Breeding ewes spring into action

Breeding ewes spring into action

Australian sheep producers have reported a total breeding flock of 42.5 million head, an increase of 500,000 ewes since last year, according to Meat & Livestock Australia (MLA) and the Australian Wool Innovation’s (AWI) Wool and Sheepmeat Survey Report for June 2022.

MLA and AWI’s Wool and Sheepmeat Survey is run three times a year and collects sheepmeat industry livestock numbers and lamb production expectations.

Production and producer intentions are regularly monitored to generate better forward-looking information that allow producers to make the most efficient decisions, with the results of these surveys forming the basis of MLA’s industry projections.

Merinos accounted for 72% of the total breeding ewe flock. Merino breeding ewes were further divided into Merino ewes for pure bred Merino production and Merino ewes for crossbred production and ‘other’ Merinos, accounting for 51%, 19% and 2% of the merino flock respectively.

There were 22 million lambs on hand reported by Australian producers. Merinos made up 55% of the total lamb flock, at 12 million head, followed by First Cross and Pure Meat lambs – accounting for 19% and 17% of the national lamb flock respectively.

The breeding ewe population was largest in the Great Southern region of Western Australia at 5.6 million, Central West NSW at 5 million and Southeast NSW at 4.8 million. While the number of lambs on hand in the survey was greatest in Central West NSW at 3.1 million. This was followed by southern WA at around 2.7 million head.

MLA Senior Market Information Analyst Ripley Atkinson said the desire to retain breeding ewe populations stemmed from stellar growing seasons, particularly in the eastern states.

“Compared to the last survey released in February of this year, 27% of producers surveyed said they would like to increase their ewe flock, while 60% indicated they would like to retain current numbers,” he said.

“The majority of this growth is coming from eastern Victoria, northern NSW and southern Queensland where there have been very wet conditions. This demonstrates plenty of confidence in the market with room for growth moving into spring.”

A total of 7.3 million lambs were marked in the four months. Merinos accounted for the largest proportion of lambs marked in the past four months at 47%. First cross breeds and Pure meat accounting for 28% and 18%, respectively.

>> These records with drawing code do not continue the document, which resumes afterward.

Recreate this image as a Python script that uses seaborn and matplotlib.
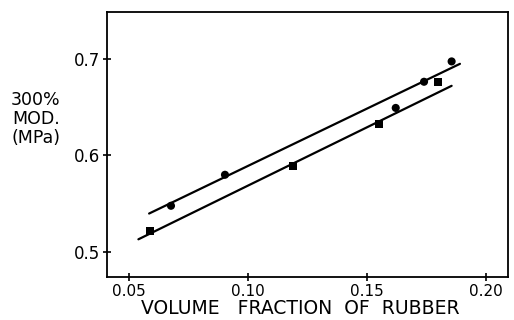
import matplotlib
matplotlib.use("Agg")
import matplotlib.pyplot as plt
import seaborn as sns
import pandas as pd

# Measured 300% modulus vs. volume fraction of rubber
circle_x = [0.0676, 0.0903, 0.1621, 0.1740, 0.1856]
circle_y = [0.548, 0.580, 0.649, 0.676, 0.697]
square_x = [0.0587, 0.1189, 0.1549, 0.1800]
square_y = [0.522, 0.589, 0.632, 0.676]

# Straight-line fits (end points of each line)
upper_x = [0.0584, 0.1891]
upper_y = [0.540, 0.6945]
lower_x = [0.0539, 0.1856]
lower_y = [0.5134, 0.6718]

x_ticks = [0.05, 0.10, 0.15, 0.20]
x_tick_labels = ["0.05", "0.10", "0.15", "0.20"]
y_ticks = [0.5, 0.6, 0.7]
y_tick_labels = ["0.5", "0.6", "0.7"]

sns.set_theme(style="ticks")
plt.rcParams["font.family"] = ["DejaVu Sans"]
plt.rcParams["text.color"] = "black"

fig = plt.figure(figsize=(5.14, 3.20), dpi=100)
ax = fig.add_axes([0.2082, 0.1344, 0.7801, 0.8281])

pts = pd.concat([
    pd.DataFrame({"x": circle_x, "y": circle_y, "set": "circle"}),
    pd.DataFrame({"x": square_x, "y": square_y, "set": "square"}),
])
lines = pd.concat([
    pd.DataFrame({"x": upper_x, "y": upper_y, "fit": "upper"}),
    pd.DataFrame({"x": lower_x, "y": lower_y, "fit": "lower"}),
])

sns.lineplot(data=lines, x="x", y="y", units="fit", estimator=None,
             color="black", linewidth=1.6, ax=ax, legend=False)
sns.scatterplot(data=pts, x="x", y="y", style="set",
                markers={"circle": "o", "square": "s"},
                color="black", s=34, edgecolor="black", linewidth=0,
                ax=ax, legend=False)

ax.set_xlim(0.0407, 0.2093)
ax.set_ylim(0.4745, 0.748)
ax.set_xticks(x_ticks)
ax.set_xticklabels(x_tick_labels)
ax.set_yticks(y_ticks)
ax.set_yticklabels(y_tick_labels)

for sp in ax.spines.values():
    sp.set_visible(True)
    sp.set_linewidth(1.3)
    sp.set_color("black")

ax.tick_params(axis="both", direction="inout", length=6, width=1.2,
               colors="black", pad=2)
ax.tick_params(axis="y", labelsize=12)
ax.tick_params(axis="x", labelsize=11, pad=2)

ax.set_xlabel("")
ax.set_ylabel("")
fig.text(300 / 514, 0.0375, "VOLUME   FRACTION  OF  RUBBER",
         ha="center", va="center", fontsize=13.5, color="black")
fig.text(0.070, 0.628, "300%\nMOD.\n(MPa)", ha="center", va="center",
         fontsize=12.5, linespacing=1.1, color="black")

fig.savefig("out.png", dpi=100, facecolor="white")
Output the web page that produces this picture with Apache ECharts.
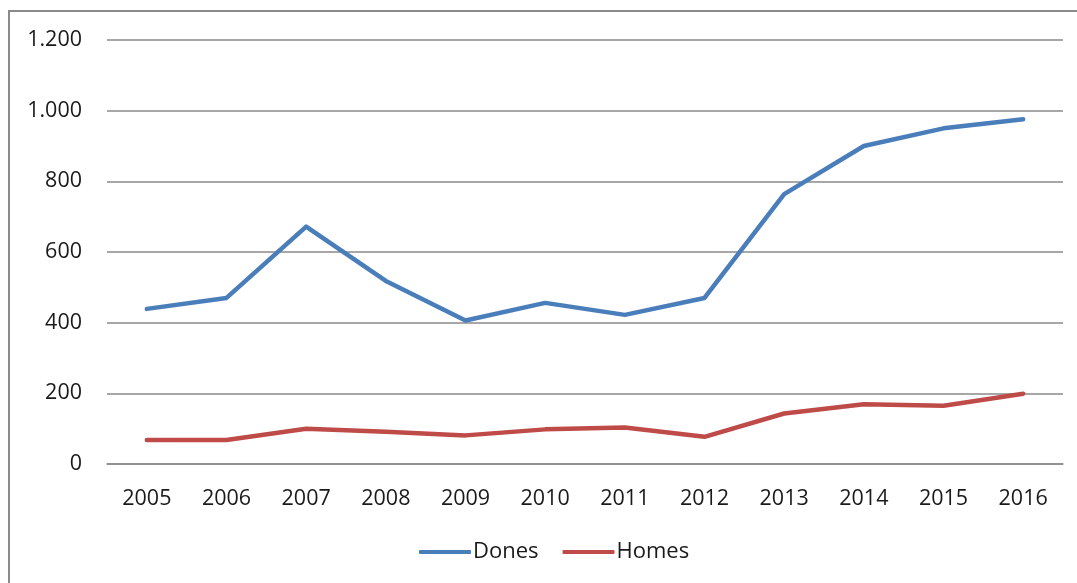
<!DOCTYPE html>
<html>
<head>
<meta charset="utf-8">
<script src="https://cdn.jsdelivr.net/npm/echarts@6/dist/echarts.min.js"></script>
<style>
    html, body {margin:0; padding:0; background:#fff;}
    #frame {position:absolute; left:8px; top:10px; width:1069px; height:573px;
        border-left:2px solid #8a8a8a; border-top:2px solid #8a8a8a;}
    #chart {position:absolute; left:0; top:0; width:1077px; height:583px;}
</style>
</head>
<body>
<div id="frame"></div>
<div id="chart"></div>
<script>
var years = ['2005','2006','2007','2008','2009','2010','2011','2012','2013','2014','2015','2016'];
var dones = [439, 470, 672, 518, 406, 456, 422, 470, 764, 900, 950, 976];
var homes = [68, 68, 100, 91, 81, 98, 103, 77, 143, 169, 165, 199];
var yTicks = [0, 200, 400, 600, 800, 1000, 1200];

var chart = echarts.init(document.getElementById('chart'));

var fmt = function (v) {
    return String(v).replace(/\B(?=(\d{3})+(?!\d))/g, '.');
};

var option = {
    animation: false,
    textStyle: {fontFamily: 'Open Sans'},
    grid: {left: 107, right: 14, top: 40, bottom: 119},
    legend: {
        left: 414,
        top: 536,
        itemWidth: 52,
        itemHeight: 4,
        itemGap: 24,
        icon: 'roundRect',
        textStyle: {fontSize: 22, color: '#1a1a1a', padding: [0, 0, 0, -3]},
        data: ['Dones', 'Homes']
    },
    xAxis: {
        type: 'category',
        data: years,
        boundaryGap: true,
        axisLine: {lineStyle: {color: '#8a8a8a', width: 1.5}},
        axisTick: {show: false},
        axisLabel: {fontSize: 21.5, color: '#1a1a1a', margin: 24}
    },
    yAxis: {
        type: 'value',
        min: yTicks[0],
        max: yTicks[yTicks.length - 1],
        interval: 200,
        axisLine: {show: false},
        axisTick: {show: false},
        axisLabel: {fontSize: 21.5, color: '#1a1a1a', margin: 25, formatter: fmt},
        splitLine: {lineStyle: {color: '#8a8a8a', width: 1.5}}
    },
    series: [
        {
            name: 'Dones',
            type: 'line',
            data: dones,
            symbol: 'none',
            itemStyle: {color: '#4a7ebb'},
            lineStyle: {color: '#4a7ebb', width: 4.5, cap: 'round', join: 'round'}
        },
        {
            name: 'Homes',
            type: 'line',
            data: homes,
            symbol: 'none',
            itemStyle: {color: '#be4b48'},
            lineStyle: {color: '#be4b48', width: 4.5, cap: 'round', join: 'round'}
        }
    ]
};

chart.setOption(option);
</script>
</body>
</html>
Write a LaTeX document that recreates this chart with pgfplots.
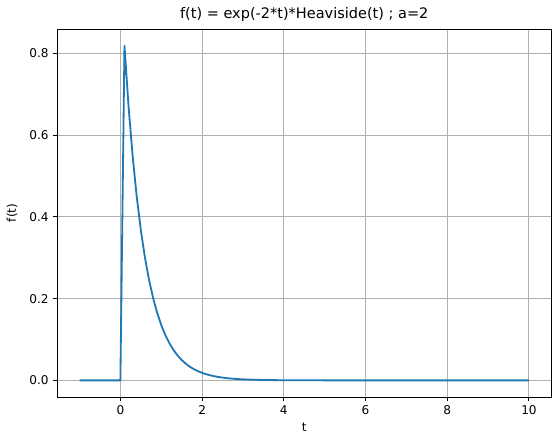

While 7.6 million ewes were joined to produce the lambs that were marked in the past four months. National Merino marking rates were below that of non-merino breeds at 93% and 101% respectively.

A total number of 7.6 million lambs are expected to be sold in the next four months, approximately 34% of the total number of lambs on hand. Of these: Merino, First cross breeds and Pure Meat are expected to account for 36%, 29% and 23% of lamb sales respectively.

NSW and Victoria are expected to account for 48% and 18% of total lamb sales over the next four months, with around 5m lambs expected to be on offer in both states.

This is followed by Western Australia and South Australia at 13% and 12% of total lamb sales, respectively.

“With the Bureau of Meteorology forecasting strong seasonal conditions for the eastern states as the new season lambs hit the market, the signs are looking positive for the Australian sheepmeat industry,” Mr Atkinson said.